Last August, I started training for a 5k to do with the young women in the ward. We made kind of a big deal about it, naming it the "I Can Do Hard Things 5k". (If you feel up to it, you can read more about that here). Later, on Thanksgiving, I did the annual "Run for your Hart" family 5k. Other than being 4 months pregnant (later to find out, with twins) I was in pretty good shape. Little did I know, those runs were going to prepare me for today.
I went running around the greenbelt this afternoon. I refuse to blame my lack of breathing capacity on the vats of Diet Coke that I've had in the last 9 months, so I'll go ahead and say I could hardly breathe because of the smoke in the air. :)
Nonetheless, toward the end of the loop, I found myself really struggling. So, as per usual, I started bargaining with my will power. I promised myself a brief reprieve if I made it to the next light pole a few yards away. As soon as I got to that light pole, I felt somewhat energized for accomplishing my goal, and I pushed myself a bit further, knowing, I had run this distance before. I found myself returning to the roots of those previous 5k's and how I felt towards the end and I was able to draw strength from them.

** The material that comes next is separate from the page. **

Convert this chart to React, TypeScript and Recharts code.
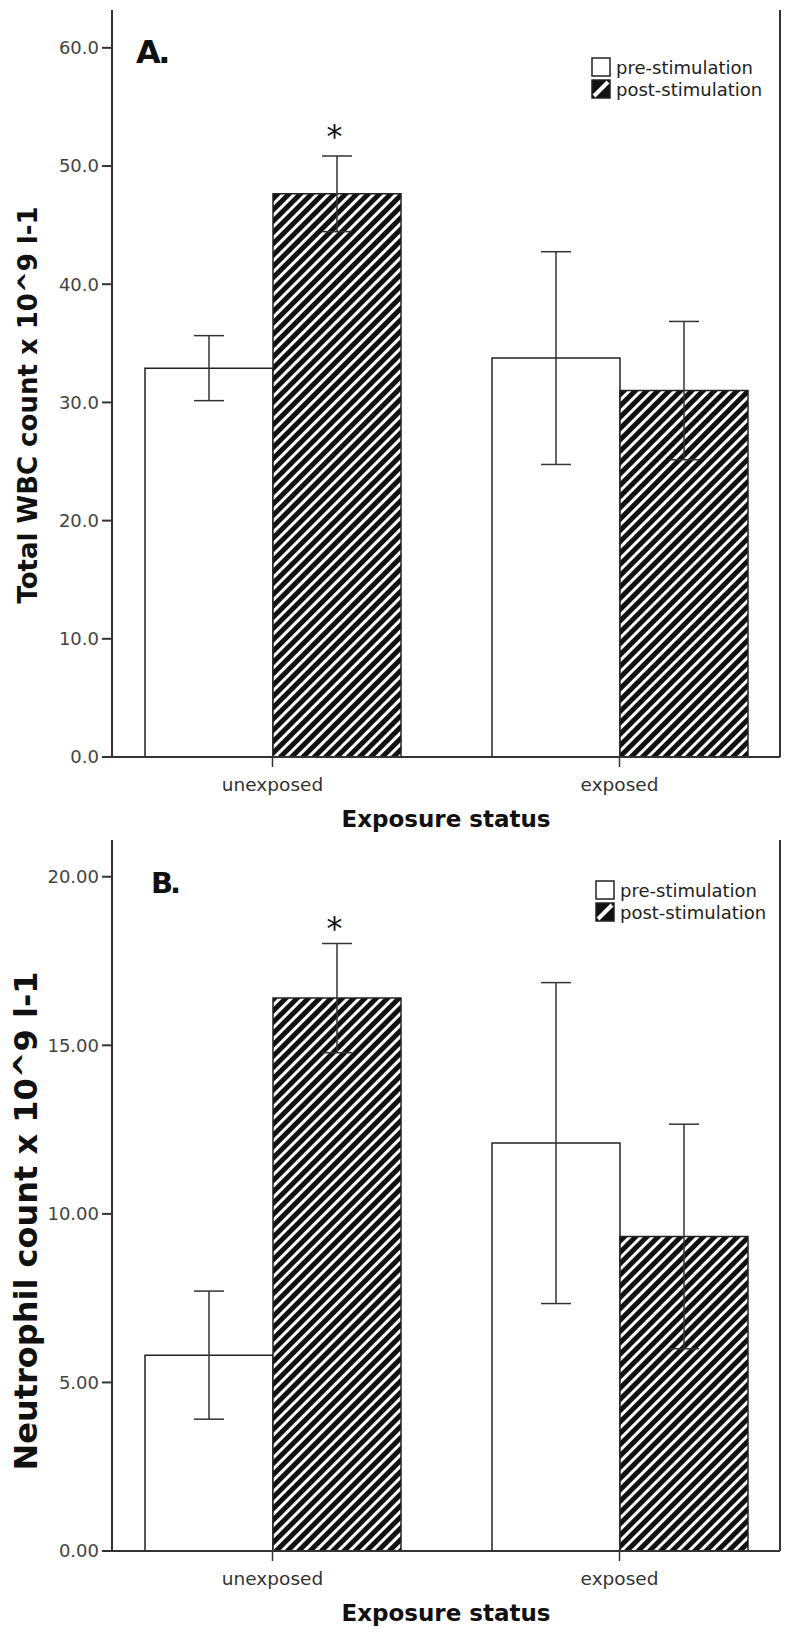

I couldn't help but think about where I've been the last few months, and the experiences I've had. Not a day went by that I wasn't begging the Lord for some kind of reprieve from the anxiety, fear, and pain that I felt for Bogey and my children left at home. More than once I found myself in a bathroom stall, or in the stairwell, praying to just get through the next procedure, or the remainder of the day. The rest didn't always come when I asked for it, BUT IT CAME! I was pushed to the very edges of what I thought I could handle, yet, through the Atonement of my Savior, and the love of family and friends, I was able to go beyond those limits, and dig down and draw from the roots of my testimony.
And all of this, makes me all the more proud of my 8 year old--Gimme--who chose to be baptized, and who is beginning to nourish and plant the roots she will need to draw from someday.
This past Saturday was such a special day with friends and family as we also blessed the babies. Ace gave beautiful blessings. I am so lucky to be married to him. He does so much for us!